By the time the plates were cleared, we were ready. After paying the bill, we would be home in less than ten minutes, decamping in the living room on the sofa or on the shag carpeting. Then the inevitable interrogation would begin, usually led by Mom. It went something like this.
Q: Who did you see?
A: This one was easy. We were still half asleep and didn’t see X or Y, much less notice anyone. If one of us got stuck, the others would disagree and an argument would ensue. Dad would shush us.
Q: Who said mass?
A: Easy, it was listed at the bottom of the back page.
Q: What was the gospel?
A: I gave a fractured summary. Ted immediately disagreed. Tom disagreed with him. More mayhem would break out with Martin barking after 15 seconds.
Q: What did Fr. ___ say during the sermon?

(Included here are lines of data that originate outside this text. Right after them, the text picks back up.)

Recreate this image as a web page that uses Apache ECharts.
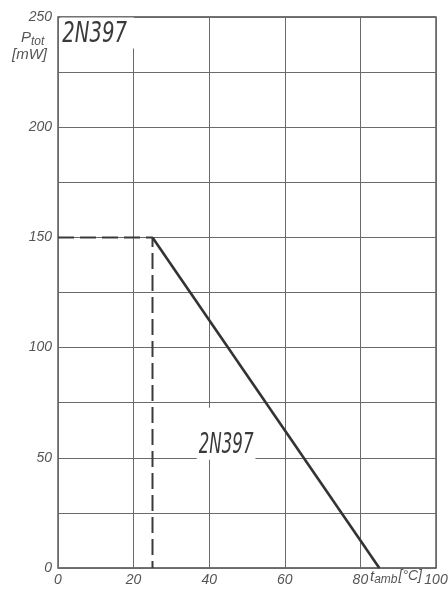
<!DOCTYPE html>
<html>
<head>
<meta charset="utf-8">
<script src="https://cdn.jsdelivr.net/npm/echarts@6/dist/echarts.min.js"></script>
<style>
  html, body { margin: 0; padding: 0; background: #fff; }
  #chart { width: 448px; height: 597px; }
</style>
</head>
<body>
<div id="chart"></div>
<script>
// Power derating of the 2N397: full rating up to the knee, then linear to zero.
const deratingTemp = [25, 85];     // t_amb, °C
const deratingPower = [150, 0];    // P_tot, mW
const ratedTemp = [0, 25, 25];     // flat rating and knee drop-line, °C
const ratedPower = [150, 150, 0];  // mW
const xTicks = [0, 20, 40, 60, 80, 100];
const yTicks = [0, 50, 100, 150, 200, 250];
const curveLabel = '2N397';
const curveLabelAt = [45, 50];     // where the curve name sits (t_amb, P_tot)

const COND = '"DejaVu Sans Condensed", "DejaVu Sans", sans-serif';
const SANS = '"Liberation Sans", "DejaVu Sans", sans-serif';
const INK = '#3a3a3a';
const LABEL = '#555';
const GRID = '#6a6a6a';

const chart = echarts.init(document.getElementById('chart'));

chart.setOption({
  animation: false,
  backgroundColor: '#fff',
  grid: {
    left: 58, right: 12, top: 17, bottom: 29,
    outerBoundsMode: 'none',
    show: true, borderColor: '#444', borderWidth: 1.3, backgroundColor: 'transparent'
  },
  xAxis: {
    type: 'value', min: 0, max: 100, interval: 20,
    axisLine: { show: false },
    axisTick: { show: false },
    splitLine: { show: true, lineStyle: { color: GRID, width: 1 } },
    axisLabel: {
      margin: 5,
      color: LABEL, fontFamily: SANS, fontStyle: 'italic', fontSize: 14,
      formatter: v => (xTicks.includes(v) ? String(v) : '')
    }
  },
  yAxis: {
    type: 'value', min: 0, max: 250, interval: 25,
    axisLine: { show: false },
    axisTick: { show: false },
    splitLine: { show: true, lineStyle: { color: GRID, width: 1 } },
    axisLabel: {
      margin: 6,
      color: LABEL, fontFamily: SANS, fontStyle: 'italic', fontSize: 14,
      formatter: v => (yTicks.includes(v) ? String(v) : '')
    }
  },
  series: [
    {
      type: 'line',
      data: ratedTemp.map((t, i) => [t, ratedPower[i]]),
      symbol: 'none',
      lineStyle: { color: INK, width: 2, type: [16, 6] },
      z: 3
    },
    {
      type: 'line',
      data: deratingTemp.map((t, i) => [t, deratingPower[i]]),
      symbol: 'none',
      lineStyle: { color: '#333', width: 2.6 },
      z: 4
    }
  ]
});

// Text overlays: device name in the corner, the curve's name, and axis titles.
// The white text boxes break the grid lines behind the lettering.
const at = chart.convertToPixel({ gridIndex: 0 }, curveLabelAt);

chart.setOption({
  graphic: [
    {
      type: 'text', x: 60, y: 17.5, scaleX: 0.78, z: 2,
      style: {
        text: curveLabel,
        font: 'italic 28px ' + COND,
        fill: INK,
        backgroundColor: '#fff',
        padding: [3, 9, 0, 3]
      }
    },
    {
      type: 'text', x: at[0] - 2, y: at[1] + 2, scaleX: 0.66, z: 2,
      style: {
        text: curveLabel,
        font: 'italic 28px ' + COND,
        fill: INK,
        align: 'center',
        verticalAlign: 'bottom',
        backgroundColor: '#fff',
        padding: [24, 3, 0, 3]
      }
    },
    {
      type: 'text', left: 21, top: 30, z: 10,
      style: {
        text: '{p|P}{s|tot}',
        rich: {
          p: { fontFamily: SANS, fontStyle: 'italic', fontSize: 15, fill: LABEL },
          s: { fontFamily: SANS, fontStyle: 'italic', fontSize: 12, fill: LABEL, padding: [8, 0, 0, 0] }
        }
      }
    },
    {
      type: 'text', left: 12, top: 47, z: 10,
      style: {
        text: '[mW]',
        font: 'italic 15px ' + SANS,
        fill: LABEL
      }
    },
    {
      type: 'text', left: 370, top: 569, z: 10,
      style: {
        text: '{t|t}{s|amb}{u|[°C]}',
        rich: {
          t: { fontFamily: SANS, fontStyle: 'italic', fontSize: 15, fill: LABEL },
          s: { fontFamily: SANS, fontStyle: 'italic', fontSize: 12, fill: LABEL, padding: [6, 1, 0, 0] },
          u: { fontFamily: SANS, fontStyle: 'italic', fontSize: 14, fill: LABEL }
        }
      }
    }
  ]
});
</script>
</body>
</html>
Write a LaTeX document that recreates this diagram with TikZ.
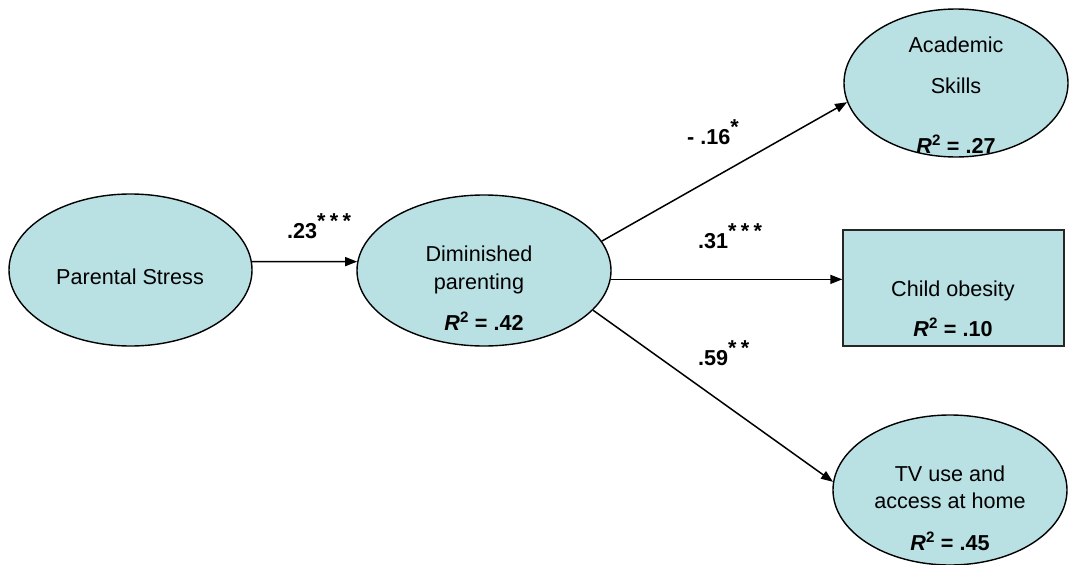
\documentclass[tikz,border=0pt]{standalone}
\usepackage{fontspec}
\setmainfont{Liberation Sans}
\usetikzlibrary{arrows.meta,shapes.geometric}
\definecolor{varfill}{RGB}{185,224,227}
\newcommand{\sigstars}[1]{\raisebox{10pt}{\bfseries\addfontfeature{LetterSpace=20}#1}}
\newcommand{\rsq}[1]{\textbf{\textit{R}\textsuperscript{2} = #1}}
\begin{document}
\begin{tikzpicture}[x=1pt,y=-1pt,
  every node/.style={font=\fontsize{21.6}{29}\selectfont},
  latent/.style={ellipse,draw=black,line width=1.4pt,fill=varfill,inner sep=0pt},
  observed/.style={rectangle,draw=black!85,line width=1.4pt,fill=varfill,inner sep=0pt},
  txt/.style={anchor=base,inner sep=0pt},
  coef/.style={anchor=base west,inner sep=0pt,font=\fontsize{21.6}{29}\selectfont\bfseries},
  path/.style={line width=1.5pt,-{Triangle[length=12pt,width=9pt]}}]
\useasboundingbox (0,0) rectangle (1069,565);

% variables
\node[latent,minimum width=243pt,minimum height=152pt] (ps) at (130.5,270) {};
\node[latent,minimum width=254pt,minimum height=151pt] (dp) at (484,270.5) {};
\node[latent,minimum width=224pt,minimum height=148pt] (as) at (956,83) {};
\node[observed,minimum width=221pt,minimum height=116pt] (co) at (953.5,288) {};
\node[latent,minimum width=234pt,minimum height=150pt] (tv) at (950,490) {};

% variable labels
\node[txt] (psl) at (130,284) {Parental Stress};
\node[txt] (dpl1) at (479,261) {Diminished};
\node[txt] (dpl2) at (479,289) {parenting};
\node[txt] (dpr) at (484,330) {\rsq{.42}};
\node[txt] (asl1) at (956,52) {Academic};
\node[txt] (asl2) at (956,93) {Skills};
\node[txt] (asr) at (956,153) {\rsq{.27}};
\node[txt] (col) at (953,296) {Child obesity};
\node[txt] (cor) at (953,336) {\rsq{.10}};
\node[txt] (tvl1) at (950,481) {TV use and};
\node[txt] (tvl2) at (950,508) {access at home};
\node[txt] (tvr) at (950,550) {\rsq{.45}};

% paths
\draw[path] (ps.4) -- (dp.176);
\draw[path] (dp.14) -- (as.190);
\draw[path] (dp.-4) -- (co.west |- dp.-4);
\draw[path] (dp.-20) -- (tv.176);

% path coefficients
\node[coef] (c1) at (287,238) {.23\sigstars{***}};
\node[coef] (c2) at (687,144) {- .16\sigstars{*}};
\node[coef] (c3) at (698,248) {.31\sigstars{***}};
\node[coef] (c4) at (698,365) {.59\sigstars{**}};
\end{tikzpicture}
\end{document}
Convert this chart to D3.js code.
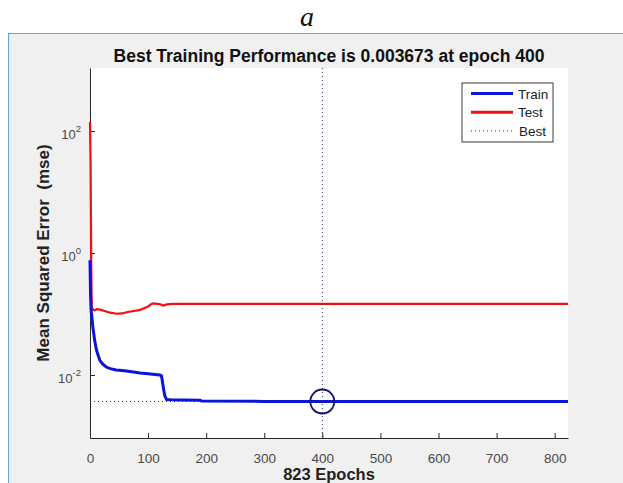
<!DOCTYPE html>
<html>
<head>
<meta charset="utf-8">
<script src="https://cdn.jsdelivr.net/npm/d3@7"></script>
<style>
  body { margin: 0; background: #fff; }
  svg { display: block; }
</style>
</head>
<body>
<svg id="chart"></svg>
<script>
// values
const trainEpochs = [0, 1, 2, 3, 5, 8, 11, 14, 17, 22, 28, 35, 45, 55, 63, 75, 86, 100, 112, 120, 123, 125, 127, 129, 132, 140, 160, 190, 192, 300, 400, 500, 600, 700, 823];
const trainMse = [0.76, 0.2, 0.11, 0.095, 0.06, 0.037, 0.026, 0.021, 0.0174, 0.015, 0.0135, 0.0127, 0.0121, 0.0118, 0.0116, 0.0112, 0.0108, 0.0105, 0.0102, 0.01, 0.0097, 0.0075, 0.0056, 0.0045, 0.00395, 0.00392, 0.0039, 0.00386, 0.00373, 0.00369, 0.003673, 0.003672, 0.00367, 0.00367, 0.00367];

const testEpochs = [0, 1, 2, 3, 5, 8, 12, 17, 25, 35, 46, 55, 65, 75, 85, 92, 100, 105, 109, 115, 120, 126, 132, 143, 160, 190, 300, 400, 500, 600, 700, 823];
const testMse = [140, 30, 0.8, 0.115, 0.12, 0.114, 0.12, 0.118, 0.112, 0.105, 0.101, 0.102, 0.108, 0.112, 0.116, 0.123, 0.132, 0.145, 0.149, 0.147, 0.145, 0.138, 0.144, 0.146, 0.146, 0.146, 0.146, 0.146, 0.146, 0.146, 0.146, 0.146];

const bestEpoch = 400;
const bestMse = 0.003673;
const maxEpoch = 823;
const xTicks = [0, 100, 200, 300, 400, 500, 600, 700, 800];
const yTickExps = [-2, 0, 2];
const legendItems = ["Train", "Test", "Best"];

const width = 623, height = 483;
const plot = { left: 90, right: 568, top: 68, bottom: 438 };

const svg = d3.select("#chart").attr("width", width).attr("height", height);

// figure panel
svg.append("rect").attr("x", 8).attr("y", 33).attr("width", width - 8).attr("height", height - 33)
  .attr("fill", "#f0f0f0");
svg.append("line").attr("x1", 8).attr("x2", width).attr("y1", 33.5).attr("y2", 33.5)
  .attr("stroke", "#9a9a9a");
svg.append("line").attr("x1", 8.5).attr("x2", 8.5).attr("y1", 33).attr("y2", height)
  .attr("stroke", "#6fa3d8");
svg.append("rect").attr("x", 9).attr("y", 34).attr("width", 2).attr("height", height - 34)
  .attr("fill", "#e3eef9");

svg.append("text").attr("x", 307).attr("y", 26)
  .attr("text-anchor", "middle")
  .attr("font-family", "Liberation Serif, serif").attr("font-style", "italic")
  .attr("font-size", 28).attr("fill", "#111")
  .text("a");

svg.append("rect").attr("x", plot.left).attr("y", plot.top)
  .attr("width", plot.right - plot.left).attr("height", plot.bottom - plot.top)
  .attr("fill", "#fff");

const x = d3.scaleLinear().domain([0, maxEpoch]).range([plot.left, plot.right]);
const y = d3.scaleLog().domain([Math.pow(10, -3.033), Math.pow(10, 3.033)]).range([plot.bottom, plot.top]);

const font = "Liberation Sans, Arial, sans-serif";

// x axis
const xAxis = svg.append("g")
  .attr("transform", `translate(0,${plot.bottom})`)
  .call(d3.axisBottom(x).tickValues(xTicks).tickSizeInner(-5).tickSizeOuter(0).tickPadding(15));
xAxis.select(".domain").attr("stroke", "#262626");
xAxis.selectAll(".tick line").attr("stroke", "#262626");
xAxis.selectAll("text").attr("font-family", font).attr("font-size", 13.5).attr("fill", "#4a4a4a");

// y axis
const yAxis = svg.append("g")
  .attr("transform", `translate(${plot.left},0)`)
  .call(d3.axisLeft(y).tickValues(yTickExps.map(e => Math.pow(10, e))).tickSizeInner(-5).tickSizeOuter(0).tickFormat(""));
yAxis.select(".domain").attr("stroke", "#262626");
yAxis.selectAll(".tick line").attr("stroke", "#262626");

yTickExps.forEach(e => {
  const t = svg.append("text")
    .attr("x", 81).attr("y", y(Math.pow(10, e)) + 8)
    .attr("text-anchor", "end")
    .attr("font-family", font).attr("font-size", 13).attr("fill", "#4a4a4a");
  t.append("tspan").text("10");
  t.append("tspan").attr("dy", -7).attr("font-size", 9.5).text(e);
});

// lines
const line = d3.line().x(d => x(d[0])).y(d => y(d[1]));

svg.append("path")
  .datum(testEpochs.map((e, i) => [e, testMse[i]]))
  .attr("fill", "none").attr("stroke", "#f01010").attr("stroke-width", 2.2)
  .attr("d", line);

svg.append("path")
  .datum(trainEpochs.map((e, i) => [e, trainMse[i]]))
  .attr("fill", "none").attr("stroke", "#0a14dc").attr("stroke-width", 3)
  .attr("d", line);

// best markers
svg.append("line")
  .attr("x1", x(bestEpoch)).attr("x2", x(bestEpoch))
  .attr("y1", plot.top).attr("y2", plot.bottom)
  .attr("stroke", "#2a2a5a").attr("stroke-width", 1).attr("stroke-dasharray", "1,3");
svg.append("line")
  .attr("x1", x(0)).attr("x2", x(bestEpoch))
  .attr("y1", y(bestMse)).attr("y2", y(bestMse))
  .attr("stroke", "#2a2a5a").attr("stroke-width", 1).attr("stroke-dasharray", "1,3");
svg.append("circle")
  .attr("cx", x(bestEpoch)).attr("cy", y(bestMse)).attr("r", 12)
  .attr("fill", "none").attr("stroke", "#121270").attr("stroke-width", 1.8);

// title and labels
svg.append("text").attr("x", (plot.left + plot.right) / 2).attr("y", 61.5)
  .attr("text-anchor", "middle").attr("font-family", font).attr("font-weight", "bold")
  .attr("font-size", 17.5).attr("fill", "#111")
  .text(`Best Training Performance is ${bestMse} at epoch ${bestEpoch}`);

svg.append("text").attr("x", (plot.left + plot.right) / 2).attr("y", 479.5)
  .attr("text-anchor", "middle").attr("font-family", font).attr("font-weight", "bold")
  .attr("font-size", 16.5).attr("fill", "#222")
  .text(`${maxEpoch} Epochs`);

svg.append("text")
  .attr("transform", `translate(49,${(plot.top + plot.bottom) / 2}) rotate(-90)`)
  .attr("text-anchor", "middle").attr("font-family", font).attr("font-weight", "bold")
  .attr("font-size", 17).attr("fill", "#222")
  .attr("xml:space", "preserve")
  .text("Mean Squared Error  (mse)");

// legend
const lg = svg.append("g");
lg.append("rect").attr("x", 462).attr("y", 83).attr("width", 91).attr("height", 59)
  .attr("fill", "#fff").attr("stroke", "#3a3a3a").attr("stroke-width", 1);
const legendStyle = {
  Train: { stroke: "#0a14dc", width: 3, dash: null },
  Test: { stroke: "#f01010", width: 3, dash: null },
  Best: { stroke: "#2a2a5a", width: 1, dash: "1,3" }
};
legendItems.forEach((k, i) => {
  const yy = 93.5 + i * 18.7;
  const s = legendStyle[k];
  lg.append("line").attr("x1", 471).attr("x2", 513).attr("y1", yy).attr("y2", yy)
    .attr("stroke", s.stroke).attr("stroke-width", s.width)
    .attr("stroke-dasharray", s.dash);
  lg.append("text").attr("x", k === "Best" ? 519 : 518).attr("y", yy + 5)
    .attr("font-family", font).attr("font-size", 13.5).attr("fill", "#222")
    .text(k);
});
</script>
</body>
</html>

A: Tom’s turn. In the blink of an eye, Terry and I disagreed with everything he said. Another short argument would ensue. Martin would tell us to shut up at this point.
Mom would end up asking about the music or something else. One of us would offer an answer. The others would already be staring vacantly at whatever was on TV. Then at least one of us would go back to bed and sleep until lunch time, when we would all eat again as if we hadn’t been fed for a week.
The Sunday holy Denny’s charade only lasted that summer. After that it became impossible to convince Tom and me to go to church. We had had it with the bending and scraping, and the pedophile priests. As memory serves (that phrase again), Ted and Terry only went to church for a short time after. At that point, the parents gave up and just looked after their own souls, which was probably the wisest course of action.
Many years later at a family gathering when all six of us kids were on our own, we asked Mom if she remembered those Sundays. She did. Then we fessed up about going to Our Lady of Denny’s instead of mass.
“Did you know?” we asked.
She smiled and said, “Of course I knew. You all reeked of bacon and grease.”
But at least we got religion. And that’s all that counts.